▸ WHAT THIS TASK INVOLVES: Restate the whole of the material. Keep every word, and drop the pictures.

▸ GIVEN MATERIAL:
============

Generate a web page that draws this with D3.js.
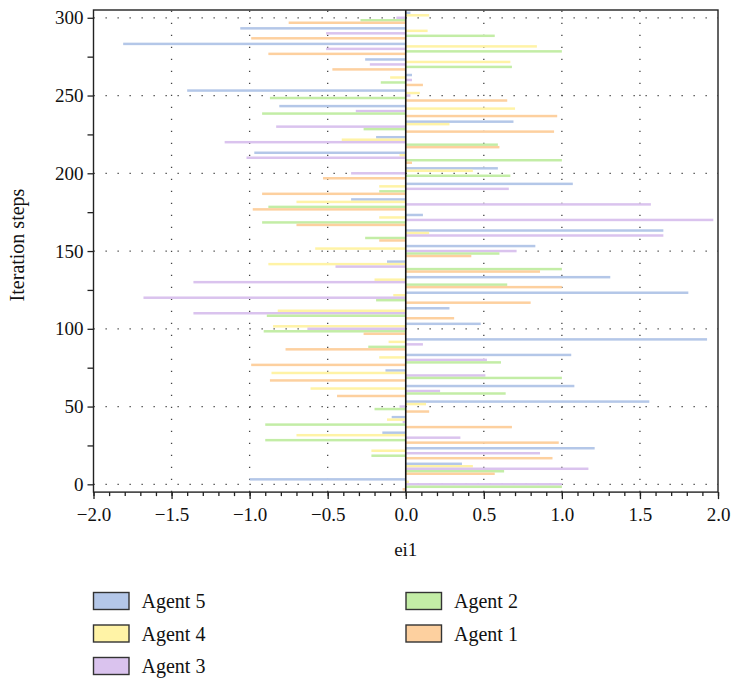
<!DOCTYPE html>
<html><head><meta charset="utf-8">
<script src="https://cdn.jsdelivr.net/npm/d3@7"></script>
<style>body{margin:0;background:#fff;} svg{display:block;font-family:"Liberation Serif","DejaVu Serif",serif;} svg text{font-family:"Liberation Serif","DejaVu Serif",serif !important;}</style>
</head><body><svg id="c" width="733" height="680"></svg>
<script>
const steps = [0,10,20,30,40,50,60,70,80,90,100,110,120,130,140,150,160,170,180,190,200,210,220,230,240,250,260,270,280,290,300];
const agent5 = [-1.0,0.36,1.21,-0.15,-0.09,1.56,1.08,-0.13,1.06,1.93,0.48,0.28,1.81,1.31,-0.12,0.83,1.65,0.11,-0.35,1.07,0.59,-0.97,-0.19,0.69,-0.81,-1.40,0.04,-0.26,-1.81,-1.06,0.03];
const agent4 = [0.02,0.43,-0.22,-0.70,-0.12,0.13,-0.61,-0.86,-0.17,-0.11,-0.85,-0.82,-0.08,-0.20,-0.88,-0.58,0.15,-0.17,-0.70,-0.17,0.43,-0.04,-0.41,0.28,0.70,0.09,-0.10,0.67,0.84,0.14,0.15];
const agent3 = [1.0,1.17,0.86,0.35,-0.02,-0.04,0.22,0.51,0.52,0.11,-0.63,-1.36,-1.68,-1.36,-0.45,0.71,1.65,1.97,1.57,0.66,-0.35,-1.02,-1.16,-0.83,-0.32,0.03,0.04,-0.23,-0.51,-0.51,-0.06];
const agent2 = [1.0,0.63,-0.22,-0.90,-0.90,-0.20,0.64,1.0,0.61,-0.24,-0.91,-0.89,-0.19,0.65,1.0,0.60,-0.26,-0.92,-0.88,-0.17,0.67,1.0,0.59,-0.27,-0.92,-0.87,-0.16,0.68,1.0,0.57,-0.29];
const agent1 = [-0.02,0.57,0.94,0.98,0.68,0.15,-0.44,-0.87,-0.99,-0.77,-0.27,0.31,0.80,1.0,0.86,0.42,-0.17,-0.70,-0.98,-0.92,-0.53,0.04,0.60,0.95,0.97,0.65,0.11,-0.47,-0.88,-0.99,-0.75];
const agentNames = ["Agent 5","Agent 4","Agent 3","Agent 2","Agent 1"];
const xTicks = [-2,-1.5,-1,-0.5,0,0.5,1,1.5,2];
const yTicks = [0,50,100,150,200,250,300];

const series = [agent5, agent4, agent3, agent2, agent1];
const colors = ["#b4c7e8","#fff3a6","#dac3ee","#c3eda6","#fdd09f"];

const svg = d3.select("#c");
const L = 93.5, R = 718, T = 10, B = 492.1;
const x = d3.scaleLinear().domain([-2,2]).range([L,R]);
const y = d3.scaleLinear().domain([-5,305]).range([B,T]);
const groupW = 8, barW = groupW/5;

// grid
const g = svg.append("g");
g.selectAll("line.vg").data(xTicks.filter(d=>d>-2&&d<2&&d!==0)).join("line")
  .attr("x1",d=>x(d)).attr("x2",d=>x(d)).attr("y1",B).attr("y2",T)
  .attr("stroke","#444").attr("stroke-width",1.3).attr("stroke-dasharray","1.3 10.7");
g.selectAll("line.hg").data(yTicks.filter(d=>d>0)).join("line")
  .attr("y1",d=>y(d)).attr("y2",d=>y(d)).attr("x1",L).attr("x2",R)
  .attr("stroke","#444").attr("stroke-width",1.3).attr("stroke-dasharray","1.3 10.7");
g.append("line").attr("y1",y(0)).attr("y2",y(0)).attr("x1",L).attr("x2",R)
  .attr("stroke","#444").attr("stroke-width",1.3).attr("stroke-dasharray","1.3 10.7");

// bars
series.forEach((vals,i)=>{
  const off = (2 - i)*barW;
  svg.append("g").selectAll("rect").data(steps.map((s,k)=>({s,v:vals[k]}))).join("rect")
    .attr("x",d=>x(Math.min(0,d.v)))
    .attr("width",d=>Math.abs(x(d.v)-x(0)))
    .attr("y",d=>y(d.s+off+barW/2))
    .attr("height",d=>y(d.s+off-barW/2)-y(d.s+off+barW/2))
    .attr("fill",colors[i]);
});

// zero line
svg.append("line").attr("x1",x(0)).attr("x2",x(0)).attr("y1",T).attr("y2",B)
  .attr("stroke","#111").attr("stroke-width",1.6);

// axes
const fmt = d3.format(".1f");
svg.append("g").attr("transform",`translate(0,${B})`)
  .call(d3.axisBottom(x).tickValues(xTicks).tickFormat(fmt).tickSize(7).tickPadding(8));
svg.append("g").attr("transform",`translate(0,${B})`)
  .call(d3.axisBottom(x).ticks(40).tickFormat("").tickSize(4));
svg.append("g").attr("transform",`translate(${L},0)`)
  .call(d3.axisLeft(y).tickValues(yTicks).tickSize(6).tickPadding(4));
svg.append("g").attr("transform",`translate(${L},0)`)
  .call(d3.axisLeft(y).tickValues([25,75,125,175,225,275]).tickFormat("").tickSize(6));
svg.selectAll(".domain").remove();
svg.selectAll("g[font-family]").attr("font-family","Liberation Serif");
svg.selectAll(".tick line").attr("stroke","#222").attr("stroke-width",1.3);
svg.selectAll(".tick text").attr("font-size",19).attr("fill","#111");

// frame
svg.append("rect").attr("x",L).attr("y",T).attr("width",R-L).attr("height",B-T)
  .attr("fill","none").attr("stroke","#222").attr("stroke-width",1.4);

// labels
svg.append("text").attr("x",(L+R)/2).attr("y",556).attr("text-anchor","middle")
  .attr("font-size",19).attr("fill","#111").text("ei1");
svg.append("text").attr("transform",`translate(24,245) rotate(-90)`).attr("text-anchor","middle")
  .attr("font-size",20).attr("fill","#111").text("Iteration steps");

// legend
const legendCol = [0,0,0,1,1];
const legendRow = [0,1,2,0,1];
agentNames.forEach((n,i)=>{
  const lx = legendCol[i] ? 406 : 93.5;
  const ly = 592.5 + legendRow[i]*32.5;
  svg.append("rect").attr("x",lx).attr("y",ly).attr("width",35.5).attr("height",17)
    .attr("fill",colors[i]).attr("stroke","#333").attr("stroke-width",1.4);
  svg.append("text").attr("x",lx+48).attr("y",ly+8.5).attr("dominant-baseline","central")
    .attr("font-size",20).attr("fill","#111").text(n);
});
</script></body></html>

============

▸ WRITTEN ANSWER:
Generate a web page that draws this with D3.js.
<!DOCTYPE html>
<html><head><meta charset="utf-8">
<script src="https://cdn.jsdelivr.net/npm/d3@7"></script>
<style>body{margin:0;background:#fff;} svg{display:block;font-family:"Liberation Serif","DejaVu Serif",serif;} svg text{font-family:"Liberation Serif","DejaVu Serif",serif !important;}</style>
</head><body><svg id="c" width="733" height="680"></svg>
<script>
const steps = [0,10,20,30,40,50,60,70,80,90,100,110,120,130,140,150,160,170,180,190,200,210,220,230,240,250,260,270,280,290,300];
const agent5 = [-1.0,0.36,1.21,-0.15,-0.09,1.56,1.08,-0.13,1.06,1.93,0.48,0.28,1.81,1.31,-0.12,0.83,1.65,0.11,-0.35,1.07,0.59,-0.97,-0.19,0.69,-0.81,-1.40,0.04,-0.26,-1.81,-1.06,0.03];
const agent4 = [0.02,0.43,-0.22,-0.70,-0.12,0.13,-0.61,-0.86,-0.17,-0.11,-0.85,-0.82,-0.08,-0.20,-0.88,-0.58,0.15,-0.17,-0.70,-0.17,0.43,-0.04,-0.41,0.28,0.70,0.09,-0.10,0.67,0.84,0.14,0.15];
const agent3 = [1.0,1.17,0.86,0.35,-0.02,-0.04,0.22,0.51,0.52,0.11,-0.63,-1.36,-1.68,-1.36,-0.45,0.71,1.65,1.97,1.57,0.66,-0.35,-1.02,-1.16,-0.83,-0.32,0.03,0.04,-0.23,-0.51,-0.51,-0.06];
const agent2 = [1.0,0.63,-0.22,-0.90,-0.90,-0.20,0.64,1.0,0.61,-0.24,-0.91,-0.89,-0.19,0.65,1.0,0.60,-0.26,-0.92,-0.88,-0.17,0.67,1.0,0.59,-0.27,-0.92,-0.87,-0.16,0.68,1.0,0.57,-0.29];
const agent1 = [-0.02,0.57,0.94,0.98,0.68,0.15,-0.44,-0.87,-0.99,-0.77,-0.27,0.31,0.80,1.0,0.86,0.42,-0.17,-0.70,-0.98,-0.92,-0.53,0.04,0.60,0.95,0.97,0.65,0.11,-0.47,-0.88,-0.99,-0.75];
const agentNames = ["Agent 5","Agent 4","Agent 3","Agent 2","Agent 1"];
const xTicks = [-2,-1.5,-1,-0.5,0,0.5,1,1.5,2];
const yTicks = [0,50,100,150,200,250,300];

const series = [agent5, agent4, agent3, agent2, agent1];
const colors = ["#b4c7e8","#fff3a6","#dac3ee","#c3eda6","#fdd09f"];

const svg = d3.select("#c");
const L = 93.5, R = 718, T = 10, B = 492.1;
const x = d3.scaleLinear().domain([-2,2]).range([L,R]);
const y = d3.scaleLinear().domain([-5,305]).range([B,T]);
const groupW = 8, barW = groupW/5;

// grid
const g = svg.append("g");
g.selectAll("line.vg").data(xTicks.filter(d=>d>-2&&d<2&&d!==0)).join("line")
  .attr("x1",d=>x(d)).attr("x2",d=>x(d)).attr("y1",B).attr("y2",T)
  .attr("stroke","#444").attr("stroke-width",1.3).attr("stroke-dasharray","1.3 10.7");
g.selectAll("line.hg").data(yTicks.filter(d=>d>0)).join("line")
  .attr("y1",d=>y(d)).attr("y2",d=>y(d)).attr("x1",L).attr("x2",R)
  .attr("stroke","#444").attr("stroke-width",1.3).attr("stroke-dasharray","1.3 10.7");
g.append("line").attr("y1",y(0)).attr("y2",y(0)).attr("x1",L).attr("x2",R)
  .attr("stroke","#444").attr("stroke-width",1.3).attr("stroke-dasharray","1.3 10.7");

// bars
series.forEach((vals,i)=>{
  const off = (2 - i)*barW;
  svg.append("g").selectAll("rect").data(steps.map((s,k)=>({s,v:vals[k]}))).join("rect")
    .attr("x",d=>x(Math.min(0,d.v)))
    .attr("width",d=>Math.abs(x(d.v)-x(0)))
    .attr("y",d=>y(d.s+off+barW/2))
    .attr("height",d=>y(d.s+off-barW/2)-y(d.s+off+barW/2))
    .attr("fill",colors[i]);
});

// zero line
svg.append("line").attr("x1",x(0)).attr("x2",x(0)).attr("y1",T).attr("y2",B)
  .attr("stroke","#111").attr("stroke-width",1.6);

// axes
const fmt = d3.format(".1f");
svg.append("g").attr("transform",`translate(0,${B})`)
  .call(d3.axisBottom(x).tickValues(xTicks).tickFormat(fmt).tickSize(7).tickPadding(8));
svg.append("g").attr("transform",`translate(0,${B})`)
  .call(d3.axisBottom(x).ticks(40).tickFormat("").tickSize(4));
svg.append("g").attr("transform",`translate(${L},0)`)
  .call(d3.axisLeft(y).tickValues(yTicks).tickSize(6).tickPadding(4));
svg.append("g").attr("transform",`translate(${L},0)`)
  .call(d3.axisLeft(y).tickValues([25,75,125,175,225,275]).tickFormat("").tickSize(6));
svg.selectAll(".domain").remove();
svg.selectAll("g[font-family]").attr("font-family","Liberation Serif");
svg.selectAll(".tick line").attr("stroke","#222").attr("stroke-width",1.3);
svg.selectAll(".tick text").attr("font-size",19).attr("fill","#111");

// frame
svg.append("rect").attr("x",L).attr("y",T).attr("width",R-L).attr("height",B-T)
  .attr("fill","none").attr("stroke","#222").attr("stroke-width",1.4);

// labels
svg.append("text").attr("x",(L+R)/2).attr("y",556).attr("text-anchor","middle")
  .attr("font-size",19).attr("fill","#111").text("ei1");
svg.append("text").attr("transform",`translate(24,245) rotate(-90)`).attr("text-anchor","middle")
  .attr("font-size",20).attr("fill","#111").text("Iteration steps");

// legend
const legendCol = [0,0,0,1,1];
const legendRow = [0,1,2,0,1];
agentNames.forEach((n,i)=>{
  const lx = legendCol[i] ? 406 : 93.5;
  const ly = 592.5 + legendRow[i]*32.5;
  svg.append("rect").attr("x",lx).attr("y",ly).attr("width",35.5).attr("height",17)
    .attr("fill",colors[i]).attr("stroke","#333").attr("stroke-width",1.4);
  svg.append("text").attr("x",lx+48).attr("y",ly+8.5).attr("dominant-baseline","central")
    .attr("font-size",20).attr("fill","#111").text(n);
});
</script></body></html>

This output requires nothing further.